- Dataset section

★ ★ ★ ★ ★ ★ ★

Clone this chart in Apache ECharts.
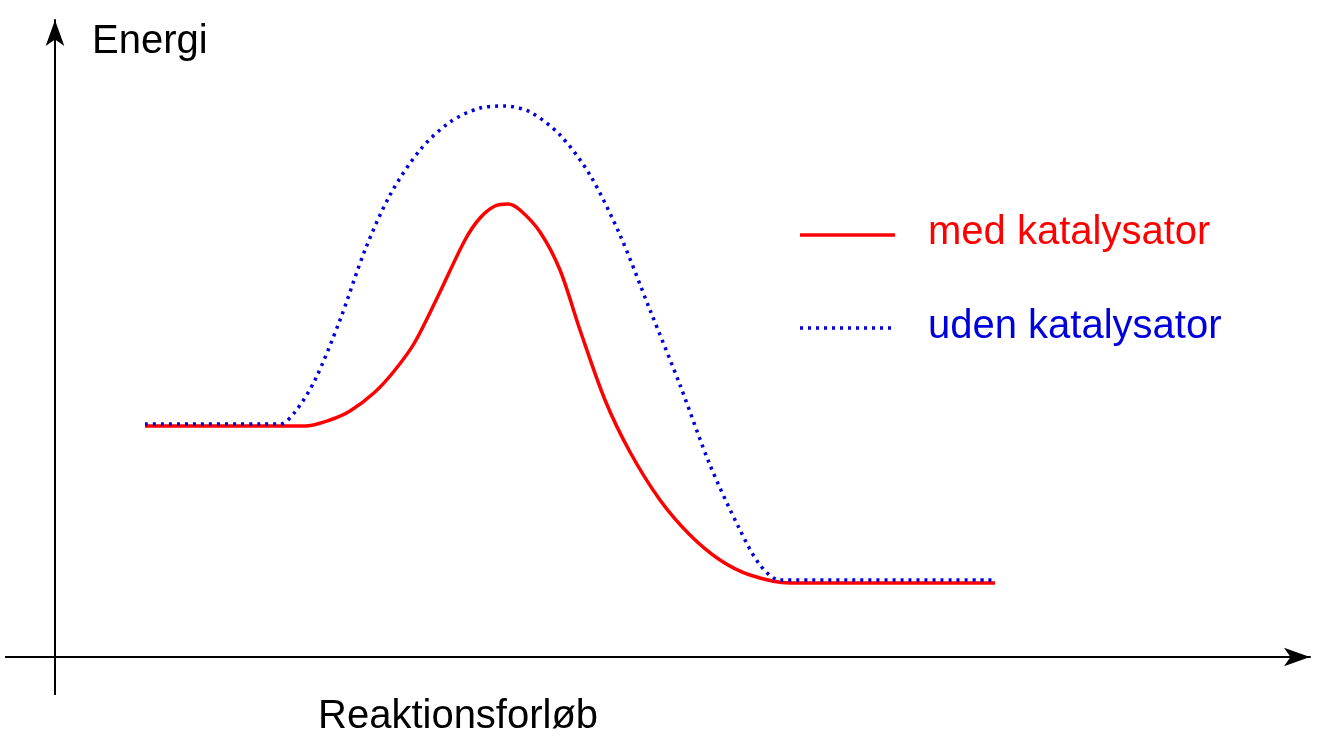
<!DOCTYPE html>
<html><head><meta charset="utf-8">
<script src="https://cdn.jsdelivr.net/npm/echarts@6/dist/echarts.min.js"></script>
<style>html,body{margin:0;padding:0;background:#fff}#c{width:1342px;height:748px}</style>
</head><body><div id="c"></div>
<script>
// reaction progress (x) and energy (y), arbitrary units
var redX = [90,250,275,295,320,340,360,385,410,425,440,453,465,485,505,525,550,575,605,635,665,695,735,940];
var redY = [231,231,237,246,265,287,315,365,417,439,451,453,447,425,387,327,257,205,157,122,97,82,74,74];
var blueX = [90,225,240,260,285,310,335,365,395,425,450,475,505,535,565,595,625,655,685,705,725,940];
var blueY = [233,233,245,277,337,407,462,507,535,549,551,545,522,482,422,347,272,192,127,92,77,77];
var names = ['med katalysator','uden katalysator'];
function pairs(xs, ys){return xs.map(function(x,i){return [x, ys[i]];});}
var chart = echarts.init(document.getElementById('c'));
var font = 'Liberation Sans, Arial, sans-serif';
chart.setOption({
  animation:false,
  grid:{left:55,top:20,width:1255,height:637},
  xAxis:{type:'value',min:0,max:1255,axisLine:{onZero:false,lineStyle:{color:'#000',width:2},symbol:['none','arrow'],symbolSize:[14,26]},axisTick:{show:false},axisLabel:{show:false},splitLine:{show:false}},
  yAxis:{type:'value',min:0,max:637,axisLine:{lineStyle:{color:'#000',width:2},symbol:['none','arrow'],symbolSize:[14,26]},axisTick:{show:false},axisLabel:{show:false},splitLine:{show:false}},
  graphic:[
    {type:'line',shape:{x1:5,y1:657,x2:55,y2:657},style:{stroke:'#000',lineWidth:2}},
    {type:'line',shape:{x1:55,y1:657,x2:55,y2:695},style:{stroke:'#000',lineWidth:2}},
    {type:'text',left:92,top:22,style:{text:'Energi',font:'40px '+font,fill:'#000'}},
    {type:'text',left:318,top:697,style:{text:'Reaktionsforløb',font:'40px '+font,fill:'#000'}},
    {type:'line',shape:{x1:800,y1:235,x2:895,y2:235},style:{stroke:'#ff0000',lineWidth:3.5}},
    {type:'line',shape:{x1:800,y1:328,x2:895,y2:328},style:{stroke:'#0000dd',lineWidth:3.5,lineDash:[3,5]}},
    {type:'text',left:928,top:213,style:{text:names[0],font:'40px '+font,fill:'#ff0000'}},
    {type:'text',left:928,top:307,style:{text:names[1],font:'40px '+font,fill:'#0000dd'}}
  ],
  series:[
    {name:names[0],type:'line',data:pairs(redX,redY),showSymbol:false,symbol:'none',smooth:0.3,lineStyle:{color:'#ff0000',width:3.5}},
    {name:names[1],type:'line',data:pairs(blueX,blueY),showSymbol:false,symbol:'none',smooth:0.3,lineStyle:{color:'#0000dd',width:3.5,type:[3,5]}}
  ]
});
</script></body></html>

★ ★ ★ ★ ★ ★ ★

- Direction
Omit the pictures and output all of the other material exactly.

- Result of this task
Clone this chart in Apache ECharts.
<!DOCTYPE html>
<html><head><meta charset="utf-8">
<script src="https://cdn.jsdelivr.net/npm/echarts@6/dist/echarts.min.js"></script>
<style>html,body{margin:0;padding:0;background:#fff}#c{width:1342px;height:748px}</style>
</head><body><div id="c"></div>
<script>
// reaction progress (x) and energy (y), arbitrary units
var redX = [90,250,275,295,320,340,360,385,410,425,440,453,465,485,505,525,550,575,605,635,665,695,735,940];
var redY = [231,231,237,246,265,287,315,365,417,439,451,453,447,425,387,327,257,205,157,122,97,82,74,74];
var blueX = [90,225,240,260,285,310,335,365,395,425,450,475,505,535,565,595,625,655,685,705,725,940];
var blueY = [233,233,245,277,337,407,462,507,535,549,551,545,522,482,422,347,272,192,127,92,77,77];
var names = ['med katalysator','uden katalysator'];
function pairs(xs, ys){return xs.map(function(x,i){return [x, ys[i]];});}
var chart = echarts.init(document.getElementById('c'));
var font = 'Liberation Sans, Arial, sans-serif';
chart.setOption({
  animation:false,
  grid:{left:55,top:20,width:1255,height:637},
  xAxis:{type:'value',min:0,max:1255,axisLine:{onZero:false,lineStyle:{color:'#000',width:2},symbol:['none','arrow'],symbolSize:[14,26]},axisTick:{show:false},axisLabel:{show:false},splitLine:{show:false}},
  yAxis:{type:'value',min:0,max:637,axisLine:{lineStyle:{color:'#000',width:2},symbol:['none','arrow'],symbolSize:[14,26]},axisTick:{show:false},axisLabel:{show:false},splitLine:{show:false}},
  graphic:[
    {type:'line',shape:{x1:5,y1:657,x2:55,y2:657},style:{stroke:'#000',lineWidth:2}},
    {type:'line',shape:{x1:55,y1:657,x2:55,y2:695},style:{stroke:'#000',lineWidth:2}},
    {type:'text',left:92,top:22,style:{text:'Energi',font:'40px '+font,fill:'#000'}},
    {type:'text',left:318,top:697,style:{text:'Reaktionsforløb',font:'40px '+font,fill:'#000'}},
    {type:'line',shape:{x1:800,y1:235,x2:895,y2:235},style:{stroke:'#ff0000',lineWidth:3.5}},
    {type:'line',shape:{x1:800,y1:328,x2:895,y2:328},style:{stroke:'#0000dd',lineWidth:3.5,lineDash:[3,5]}},
    {type:'text',left:928,top:213,style:{text:names[0],font:'40px '+font,fill:'#ff0000'}},
    {type:'text',left:928,top:307,style:{text:names[1],font:'40px '+font,fill:'#0000dd'}}
  ],
  series:[
    {name:names[0],type:'line',data:pairs(redX,redY),showSymbol:false,symbol:'none',smooth:0.3,lineStyle:{color:'#ff0000',width:3.5}},
    {name:names[1],type:'line',data:pairs(blueX,blueY),showSymbol:false,symbol:'none',smooth:0.3,lineStyle:{color:'#0000dd',width:3.5,type:[3,5]}}
  ]
});
</script></body></html>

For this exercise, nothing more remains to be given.